West Australia-focused gold explorer Coolgardie Minerals is the latest gold float to disappoint – opening its first day at a 17.5 per cent discount to its 20c issue price.

The junior lit up the boards of the ASX today at 12.30 AEST after raising $4.25 million.

Coolgardie opened at 16.5c before recovering to 18.5c by the closing bell.

In the first trading session, $160,611 worth of shares changed hands.

Coolgardie’s debut follows Vancouver-based Black Dragon (ASX:BDG), which also raised cash at 20c apiece and listed on Wednesday. The company debuted at 19c before dipping to 17c, but recovering back level with its issue price by the close.

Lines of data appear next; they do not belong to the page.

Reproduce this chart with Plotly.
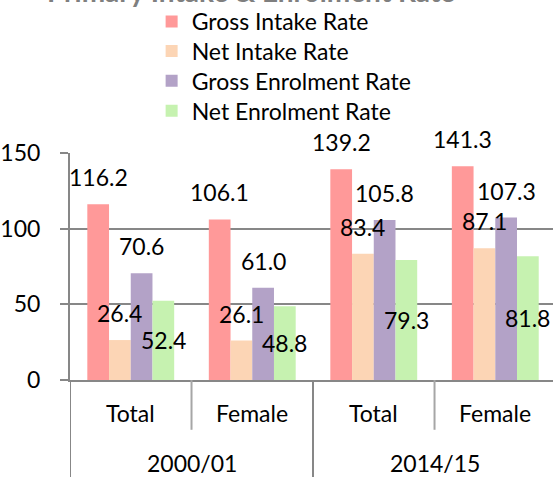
import plotly.graph_objects as go

# Primary education rates by period and sex
periods = ["2000/01", "2000/01", "2014/15", "2014/15"]
groups = ["Total", "Female", "Total", "Female"]
period_labels = ["2000/01", "2014/15"]

gross_intake = [116.2, 106.1, 139.2, 141.3]
net_intake = [26.4, 26.1, 83.4, 87.1]
gross_enrolment = [70.6, 61.0, 105.8, 107.3]
net_enrolment = [52.4, 48.8, 79.3, 81.8]

series_names = ["Gross Intake Rate", "Net Intake Rate",
                "Gross Enrolment Rate", "Net Enrolment Rate"]
series_colors = ["#FF9999", "#FCD5B5", "#B3A2C7", "#C6F2B0"]
series_values = [gross_intake, net_intake, gross_enrolment, net_enrolment]

FONT = "Lato"
FS = 23
GRAY = "#878787"
BARGAP = 0.285
X_RANGE = [-0.5, 3.475]
PLOT_TOP = 152
PLOT_H = 228
LEGEND_ROW_PX = [19.5, 49.5, 79.5, 109.5]  # vertical centre of each legend row

legend_ids = ["legend", "legend2", "legend3", "legend4"]

fig = go.Figure()
for i, (name, color, vals) in enumerate(zip(series_names, series_colors, series_values)):
    fig.add_trace(go.Bar(
        x=[periods, groups], y=vals, name=name,
        marker=dict(color=color, line=dict(width=0)),
        legend=legend_ids[i],
    ))

# value labels: intake and gross enrolment sit above the bar top,
# net enrolment is centred inside its bar
bar_w = (1 - BARGAP) / len(series_values)
annotations = []
for i, vals in enumerate(series_values):
    off = -(1 - BARGAP) / 2 + (i + 0.5) * bar_w
    for k, v in enumerate(vals):
        if i == 3:
            y, shift = v / 2, 0
        else:
            y, shift = v, 27
        annotations.append(dict(
            x=k + off, y=y, xref="x2", yref="y", text=f"{v:.1f}",
            showarrow=False, yshift=shift, yanchor="middle", xanchor="center",
            font=dict(family=FONT, size=FS, color="#000000"),
        ))

# two-level category labels under the x axis
for k, g in enumerate(groups):
    annotations.append(dict(
        x=k, y=0, xref="x2", yref="paper", text=g, showarrow=False,
        yshift=-32.5, yanchor="middle", xanchor="center",
        font=dict(family=FONT, size=FS, color="#000000"),
    ))
for j, p in enumerate(period_labels):
    annotations.append(dict(
        x=2 * j + 0.5, y=0, xref="x2", yref="paper", text=p, showarrow=False,
        yshift=-83, yanchor="middle", xanchor="center",
        font=dict(family=FONT, size=FS, color="#000000"),
    ))

# chart title along the top edge
annotations.append(dict(
    x=0.375, y=1, xref="paper", yref="paper", yanchor="bottom", xanchor="center",
    yshift=143, showarrow=False, text="<b>Primary Intake & Enrolment Rate</b>",
    font=dict(family=FONT, size=28, color="#7F7F7F"),
))

# category dividers below the x axis
shapes = []
for xb in [0.5, 2.5]:
    shapes.append(dict(type="line", xref="x2", yref="paper", x0=xb, x1=xb,
                       y0=0, y1=-50 / PLOT_H, line=dict(color="#A6A6A6", width=2)))
for xb in [-0.5, 1.5]:
    shapes.append(dict(type="line", xref="x2", yref="paper", x0=xb, x1=xb,
                       y0=0, y1=-0.5, line=dict(color=GRAY, width=2)))

# one legend box per series so each row sits at its own height
legends = {}
for lid, row_px in zip(legend_ids, LEGEND_ROW_PX):
    legends[lid] = dict(
        x=0.169, y=(PLOT_TOP + PLOT_H - row_px) / PLOT_H,
        xanchor="left", yanchor="middle",
        font=dict(family=FONT, size=FS), bgcolor="rgba(0,0,0,0)",
    )

fig.update_layout(
    width=553, height=477,
    margin=dict(l=67, r=0, t=PLOT_TOP, b=97),
    paper_bgcolor="white", plot_bgcolor="white",
    barmode="group", bargap=BARGAP, bargroupgap=0,
    font=dict(family=FONT, size=FS, color="#000000"),
    showlegend=True,
    xaxis=dict(type="multicategory", range=X_RANGE, showline=True,
               linecolor=GRAY, linewidth=2, showgrid=False, showdividers=False,
               ticks="", showticklabels=False),
    xaxis2=dict(overlaying="x", range=X_RANGE, visible=False),
    yaxis=dict(range=[0, 150], dtick=50, showline=True, linecolor=GRAY, linewidth=2,
               showgrid=True, gridcolor=GRAY, gridwidth=2, zeroline=False,
               ticks="outside", ticklen=8, tickwidth=2, tickcolor=GRAY,
               ticklabelstandoff=15, tickfont=dict(family=FONT, size=FS)),
    annotations=annotations,
    shapes=shapes,
    **legends,
)

fig.write_html("out.html")
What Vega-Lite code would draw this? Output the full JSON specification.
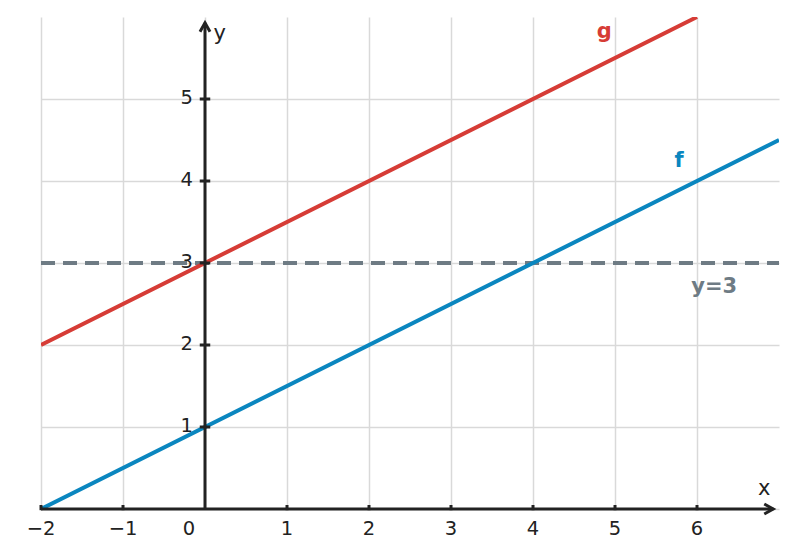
{
  "$schema": "https://vega.github.io/schema/vega-lite/v6.json",
  "width": 738,
  "height": 492,
  "autosize": {"type": "none"},
  "padding": {"left": 41, "top": 17, "right": 18, "bottom": 48},
  "background": "white",
  "config": {"view": {"stroke": null}, "font": "DejaVu Sans"},

  "datasets": {
    "lines": [
      {"fn": "g", "x": -2, "y": 2},
      {"fn": "g", "x": 6, "y": 6},
      {"fn": "f", "x": -2, "y": 0},
      {"fn": "f", "x": 7, "y": 4.5}
    ],
    "hline": [
      {"x": -2, "y": 3},
      {"x": 7, "y": 3}
    ],
    "xaxis": [{"x": -2, "x2": 6.93, "y": 0}],
    "yaxis": [{"x": 0, "y": 0, "y2": 5.93}],
    "xtip": [{"x": 6.93, "y": 0}],
    "ytip": [{"x": 0, "y": 5.93}],
    "xticks": [
      {"x": -2, "y": 0, "t": "−2"},
      {"x": -1, "y": 0, "t": "−1"},
      {"x": 1, "y": 0, "t": "1"},
      {"x": 2, "y": 0, "t": "2"},
      {"x": 3, "y": 0, "t": "3"},
      {"x": 4, "y": 0, "t": "4"},
      {"x": 5, "y": 0, "t": "5"},
      {"x": 6, "y": 0, "t": "6"}
    ],
    "origin": [{"x": 0, "y": 0, "t": "0"}],
    "yticks": [
      {"x": 0, "y": 1, "t": "1"},
      {"x": 0, "y": 2, "t": "2"},
      {"x": 0, "y": 3, "t": "3"},
      {"x": 0, "y": 4, "t": "4"},
      {"x": 0, "y": 5, "t": "5"}
    ],
    "fnlabels": [
      {"fn": "g", "t": "g", "x": 4.87, "y": 5.74},
      {"fn": "f", "t": "f", "x": 5.78, "y": 4.17},
      {"fn": "y=3", "t": "y=3", "x": 6.21, "y": 2.63}
    ],
    "axisnames": [
      {"t": "x", "x": 6.82, "y": 0.17},
      {"t": "y", "x": 0.18, "y": 5.72}
    ]
  },

  "encoding": {
    "x": {
      "field": "x",
      "type": "quantitative",
      "scale": {"domain": [-2, 7], "nice": false, "zero": false},
      "axis": {
        "values": [-2, -1, 0, 1, 2, 3, 4, 5, 6],
        "grid": true,
        "gridColor": "#d9d9d9",
        "gridWidth": 1.5,
        "domain": false,
        "ticks": false,
        "labels": false,
        "title": null
      }
    },
    "y": {
      "field": "y",
      "type": "quantitative",
      "scale": {"domain": [0, 6], "nice": false, "zero": false},
      "axis": {
        "values": [0, 1, 2, 3, 4, 5],
        "grid": true,
        "gridColor": "#d9d9d9",
        "gridWidth": 1.5,
        "domain": false,
        "ticks": false,
        "labels": false,
        "title": null
      }
    }
  },

  "layer": [
    {
      "data": {"name": "hline"},
      "mark": {"type": "line", "color": "#6e7b84", "strokeWidth": 3.8, "strokeDash": [14, 8], "clip": true}
    },
    {
      "data": {"name": "lines"},
      "mark": {"type": "line", "strokeWidth": 4, "clip": true},
      "encoding": {
        "color": {
          "field": "fn",
          "type": "nominal",
          "scale": {"domain": ["f", "g", "y=3"], "range": ["#0a86bf", "#d63c36", "#6e7b84"]},
          "legend": null
        }
      }
    },
    {
      "data": {"name": "xaxis"},
      "mark": {"type": "rule", "color": "#222222", "strokeWidth": 3},
      "encoding": {"x2": {"field": "x2"}}
    },
    {
      "data": {"name": "yaxis"},
      "mark": {"type": "rule", "color": "#222222", "strokeWidth": 3},
      "encoding": {"y2": {"field": "y2"}}
    },
    {
      "data": {"name": "xtip"},
      "mark": {"type": "point", "shape": "M-1.8,-1L0,0L-1.8,1", "size": 100, "filled": false, "opacity": 1, "color": "#222222", "strokeWidth": 3, "strokeJoin": "miter"}
    },
    {
      "data": {"name": "ytip"},
      "mark": {"type": "point", "shape": "M-1,1.8L0,0L1,1.8", "size": 100, "filled": false, "opacity": 1, "color": "#222222", "strokeWidth": 3, "strokeJoin": "miter"}
    },
    {
      "data": {"name": "xticks"},
      "mark": {"type": "point", "shape": "M0,-1L0,0.3", "size": 64, "filled": false, "opacity": 1, "color": "#222222", "strokeWidth": 3}
    },
    {
      "data": {"name": "yticks"},
      "mark": {"type": "point", "shape": "M-1,0L1,0", "size": 110, "filled": false, "opacity": 1, "color": "#222222", "strokeWidth": 3}
    },
    {
      "data": {"name": "xticks"},
      "mark": {"type": "text", "fontSize": 19.5, "color": "#222222", "align": "center", "baseline": "alphabetic", "dy": 26},
      "encoding": {"text": {"field": "t"}}
    },
    {
      "data": {"name": "origin"},
      "mark": {"type": "text", "fontSize": 19.5, "color": "#222222", "align": "center", "baseline": "alphabetic", "dy": 26, "dx": -16},
      "encoding": {"text": {"field": "t"}}
    },
    {
      "data": {"name": "yticks"},
      "mark": {"type": "text", "fontSize": 19.5, "color": "#222222", "align": "right", "baseline": "alphabetic", "dx": -12, "dy": 5},
      "encoding": {"text": {"field": "t"}}
    },
    {
      "data": {"name": "fnlabels"},
      "mark": {"type": "text", "fontSize": 21, "fontWeight": "bold", "align": "center", "baseline": "alphabetic"},
      "encoding": {
        "text": {"field": "t"},
        "color": {
          "field": "fn",
          "type": "nominal",
          "scale": {"domain": ["f", "g", "y=3"], "range": ["#0a86bf", "#d63c36", "#6e7b84"]},
          "legend": null
        }
      }
    },
    {
      "data": {"name": "axisnames"},
      "mark": {"type": "text", "fontSize": 21, "color": "#222222", "align": "center", "baseline": "alphabetic"},
      "encoding": {"text": {"field": "t"}}
    }
  ]
}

While the US dollar gold price edged lower to $1204.40 per ounce on US-China trade tensions, the Aussie dollar gold price actually strengthened to $1651.69 per ounce.

The recent record for ASX gold floats has been mixed.

Kingwest Resources (ASX:KWR) has yet to trade above its 20c issue price after listing last week.

Sultan Resources (ASX:SLZ) — which has a broad West Australian portfolio including gold, copper, nickel and cobalt — has also stayed around its issue price since listing a few weeks back.

As has fellow yellow metal miner Saturn Metals (ASX:STN) — which was spun off from Perth-based Peel Mining (ASX:PEX).

All three have fared better than Mako Gold (ASX:MKG) which has almost halved in price since its listing at 20c in April. It’s now trading around 11c.

“You can see we held our own and kept the price at 20c or higher and then we got hit by the gold price like everyone else, and when the price of gold went below $US1200 our share price fell just like everybody else,” Mako managing director Peter Ledwidge said at this week’s Africa Down Under conference in Perth, WA.

But Mr Ledwidge thinks Mako timed its float better than others.

“I think we got in just at the right time, just before things started falling apart a little bit,” he told Stockhead.

“I certainly don’t envy people that have to be raising money now.”

Coolgardie, meanwhile, owns a gold project 60km west of Kalgoorlie in the eastern goldfields of Western Australia.

Known as “Bullabulling”, the site has been under development for five years and has so far revealed 12 “high priority gold exploration targets and near term development opportunities”.

The IPO funds will be used to fund drilling to uncover potential extensions to several prospects.